O psicólogo Quintino Aires explica este apetite pela vida do próximo: “As pessoas fazem um esforço brutal para se entenderem a si próprias e entendem-no através da compreensão do que se passa com os outros. É por isso que se abranda numa auto-estrada para se ver um acidente.” Para este psicólogo, nos últimos 20 anos assistiu-se a uma “mudança grande na personalidade” dos portugueses. De neuróticos – com vergonha perante o privado – pássamos à ‘boardline’ em que não existe preocupação pela exposição pública desde que “se possa agredir ou ganhar alguma coisa”. Relativamente, ao ‘marco B.B.’, Quintino Aires frisa que não foi o concurso que mudou Portugal. O sucesso radicou apenas numa verdade: o País estava preparado e queria um programa da vida real.
APANHADOS DA VIDA REAL
- “Eu tenho a consciência tranquila.” Justificava-se Rita Seguro, a apresentadora de ‘Lux’, um programa sobre o ‘jet7’ nacional, referindo-se à quezília nas páginas da imprensa cor-de-rosa que metia no mesmo ‘spot light’ o marido - o arquitecto João Covacich - e a custódia dos filhos de ambos. “Ninguém tem nada a ver com a minha vida. É um assunto que só interessa a mim, ao João, aos bebés e à família.”
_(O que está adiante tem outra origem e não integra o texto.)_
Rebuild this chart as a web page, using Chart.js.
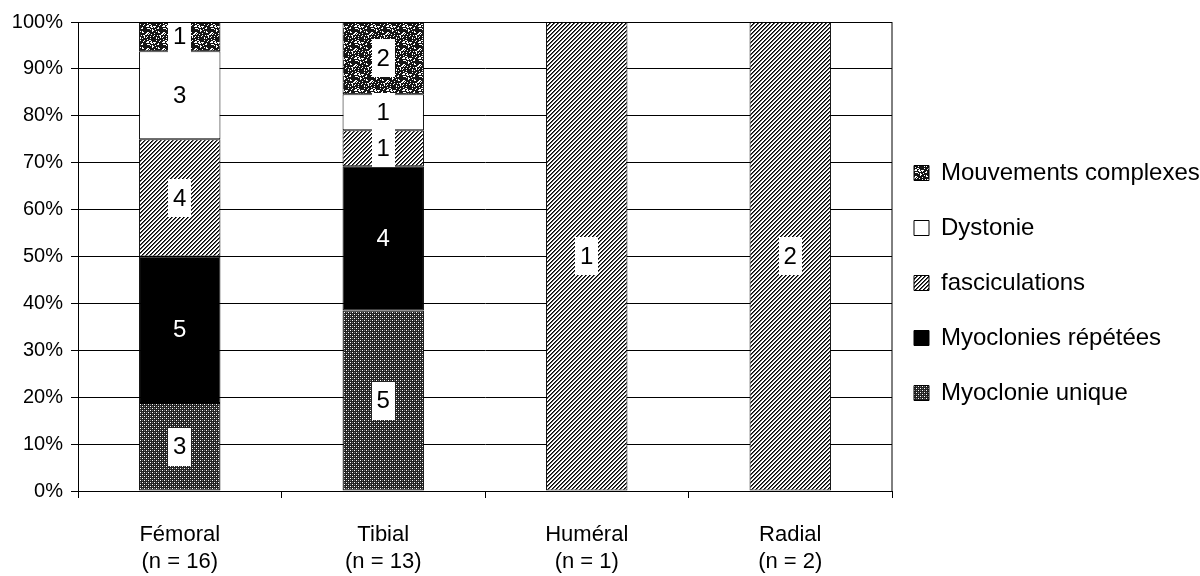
<!DOCTYPE html>
<html><head><meta charset="utf-8">
<script src="https://cdn.jsdelivr.net/npm/chart.js@4.4.1/dist/chart.umd.min.js"></script>
<style>html,body{margin:0;padding:0;background:#fff;overflow:hidden;} #wrap{width:1200px;height:576px;}</style>
</head><body><div id="wrap"><canvas id="c" width="1200" height="576"></canvas></div>
<script>
// ---- data ----
const categories = [['Fémoral','(n = 16)'],['Tibial','(n = 13)'],['Huméral','(n = 1)'],['Radial','(n = 2)']];
const seriesNames = ['Myoclonie unique','Myoclonies répétées','fasciculations','Dystonie','Mouvements complexes'];
const myoclonieUnique     = [3, 5, 0, 0];
const myocloniesRepetees  = [5, 4, 0, 0];
const fasciculations      = [4, 1, 1, 2];
const dystonie            = [3, 1, 0, 0];
const mouvementsComplexes = [1, 2, 0, 0];
const yTickValues = [0,10,20,30,40,50,60,70,80,90,100];

const counts = [myoclonieUnique, myocloniesRepetees, fasciculations, dystonie, mouvementsComplexes];
const totals = categories.map((_, i) => counts.reduce((s, arr) => s + arr[i], 0));
const pct = arr => arr.map((v, i) => v / totals[i] * 100);

// ---- patterns ----
function makePattern(w, h, draw) {
  const c = document.createElement('canvas'); c.width = w; c.height = h;
  const x = c.getContext('2d'); draw(x, w, h);
  return document.getElementById('c').getContext('2d').createPattern(c, 'repeat');
}
const dotPattern = makePattern(4, 4, (x) => {
  x.fillStyle = '#222'; x.fillRect(0, 0, 4, 4);
  x.fillStyle = '#fff';
  x.fillRect(0, 0, 1, 1); x.fillRect(2, 2, 1, 1);
  x.fillStyle = '#777';
  x.fillRect(2, 0, 1, 1); x.fillRect(0, 2, 1, 1);
});
const hatchPattern = makePattern(4, 4, (x) => {
  x.fillStyle = '#fff'; x.fillRect(0, 0, 4, 4);
  for (let i = 0; i < 4; i++) for (let j = 0; j < 4; j++) {
    const m = (i + j) % 4;
    if (m === 0) { x.fillStyle = '#000'; x.fillRect(i, j, 1, 1); }
    if (m === 1) { x.fillStyle = '#555'; x.fillRect(i, j, 1, 1); }
  }
});
const speckPattern = makePattern(16, 16, (x) => {
  x.fillStyle = '#151515'; x.fillRect(0, 0, 16, 16);
  x.fillStyle = '#fff';
  for (let i = 0; i < 16; i++) for (let j = 0; j < 16; j++) {
    const hsh = (Math.imul(i + 7, 73856093) ^ Math.imul(j + 3, 19349663)) >>> 0;
    if ((hsh >>> 5) % 100 < 20) x.fillRect(i, j, 1, 1);
  }
});
const fills = [dotPattern, '#000', hatchPattern, '#fff', speckPattern];

const FONT = '"Liberation Sans", Arial, sans-serif';

const frame = {
  id: 'frame',
  afterInit(chart) {
    const lg = chart.legend;
    const f = lg.fit.bind(lg);
    lg.fit = function () { f(); this.width = 308; };
  },
  afterLayout(chart) {
    const lg = chart.legend;
    lg.left = chart.chartArea.right - 9;
    lg.right = 1200;
    lg.top = 0;
    lg.bottom = 566;
  },
  afterDraw(chart) {
    const {ctx, chartArea: a} = chart;
    ctx.save(); ctx.strokeStyle = '#000'; ctx.lineWidth = 1;
    ctx.strokeRect(Math.round(a.left) + 0.5, Math.round(a.top) + 0.5, Math.round(a.right - a.left) - 0.5, Math.round(a.bottom - a.top));
    ctx.restore();
  }
};

const valueLabels = {
  id: 'valueLabels',
  afterDatasetsDraw(chart) {
    const {ctx, chartArea: a} = chart;
    ctx.save();
    ctx.beginPath(); ctx.rect(a.left, a.top, a.right - a.left, a.bottom - a.top); ctx.clip();
    ctx.font = '24px ' + FONT;
    ctx.textAlign = 'center'; ctx.textBaseline = 'middle';
    chart.data.datasets.forEach((ds, di) => {
      const meta = chart.getDatasetMeta(di);
      meta.data.forEach((bar, i) => {
        const v = counts[di][i];
        if (!v) return;
        const cx = bar.x, cy = (bar.y + bar.base) / 2;
        const txt = String(v);
        const w = ctx.measureText(txt).width + 10;
        if (di === 1) {
          ctx.fillStyle = '#fff';
        } else {
          ctx.fillStyle = '#fff';
          ctx.fillRect(Math.round(cx - w / 2), Math.round(cy - 19), Math.round(w), 38);
          ctx.fillStyle = '#000';
        }
        ctx.fillText(txt, cx, cy + 1);
      });
    });
    ctx.restore();
  }
};

new Chart(document.getElementById('c'), {
  type: 'bar',
  data: {
    labels: categories,
    datasets: seriesNames.map((name, k) => ({
      label: name,
      data: pct(counts[k]),
      backgroundColor: fills[k],
      borderColor: '#000',
      borderWidth: 1,
      borderSkipped: false,
      barPercentage: 0.4,
      categoryPercentage: 1.0
    }))
  },
  options: {
    responsive: false,
    animation: false,
    devicePixelRatio: 1,
    layout: { padding: { left: 0, top: 22, right: 0, bottom: 0 } },
    scales: {
      x: {
        stacked: true,
        afterFit: (axis) => { axis.height = 85; },
        grid: { offset: true, drawOnChartArea: false, drawTicks: true, tickLength: 7, color: '#000' },
        border: { color: '#000', width: 1 },
        ticks: { color: '#000', font: { family: FONT, size: 22, lineHeight: 1.25 }, padding: 23, maxRotation: 0, autoSkip: false }
      },
      y: {
        stacked: true,
        min: 0, max: 100,
        afterFit: (axis) => { axis.width = 78; },
        afterBuildTicks: (axis) => { axis.ticks = yTickValues.map(v => ({ value: v })); },
        grid: { color: '#000', lineWidth: 1, tickLength: 7 },
        border: { color: '#000', width: 1 },
        ticks: { color: '#000', font: { family: FONT, size: 20 }, padding: 8, callback: v => v + '%' }
      }
    },
    plugins: {
      legend: {
        position: 'right',
        reverse: true,
        labels: { boxWidth: 15, boxHeight: 15, padding: 31, color: '#000', font: { family: FONT, size: 24 } }
      },
      tooltip: { enabled: false }
    }
  },
  plugins: [frame, valueLabels]
});
</script>
</body></html>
- As confissões de uma actriz discreta, como Sofia Alves, foram feitas ao cronista social Carlos Castro. Falou sobre o marido, Pedro Esteves, assistente de produção na NBP, a separação e o novo amor, Celso Cleto: “Fui muito leal com o Pedro e só tomei esta decisão depois de ter resolvido todas as questões morais.”
- “Receei que a minha mãe não resistisse a este embate.” Herman José referia-
-se deste modo ao “atropelamento emocional” provocado pelo interrogatório sobre prática sexuais com adolescentes, no desenrolar do ‘novelo’ Casa Pia. “Estou zangado com a arrogância de alguma imprensa, triste com o laxismo de outra e de relações reforçadas com outra.”
- “Os meus filhos são a minha prioridade. De resto, não falo sobre a minha vida privada.” Artur Albarran irá, depois de ver o seu nome pelas páginas da Imprensa e na TV, à conta do fim da relação que mantinha com Lisa. Tinha sido ‘apanhado’ com a sua nova paixão, Sandra Nobre, num acontecimento social. Para trás, uma troca de acusações de maus-tratos e de problemas psicológicos entre a mulher e o ex-jornalista.
- Era um actor discreto, ou pelo menos não era hábito vê-lo na Imprensa que não fosse a propósito do acto de representar. Vítor Norte entrou para a casa do Big Brother e em linha recta para as ‘páginas cor-de-rosa’. Desistiu do casamento, assumiu outra paixão – pela colega Cláudia Cadima – e amuou com os filhos, tudo em directo mesmo depois de já ter saído da casa mais vigiada do país. “Durante anos e anos vivi sempre para os outros. Trabalhei muito mas pessoalmente nunca me aproveitei do dinheiro que ganhei, pois entregava-o todo em casa. Quando precisava pedia. O bem-estar dos meus filhos sempre foi e é o mais importante mas hoje tenho de o admitir, sempre fui um pau mandado.” Carla Lupi – a legítima esposa – veio depois dizer que queria o divórcio.
- “Ele batia-me à frente dos nossos filhos”. A frase fez manchete no Correio da Manhã em Setembro de 2002. A vida privada do casal Tallon – entretanto, separado – faria as páginas da Imprensa portuguesa durante semanas a fio. Falava-se de violência doméstica mas a exposição dos dias de Catarina acabaram por redundar num movimento contra mulheres maltratadas.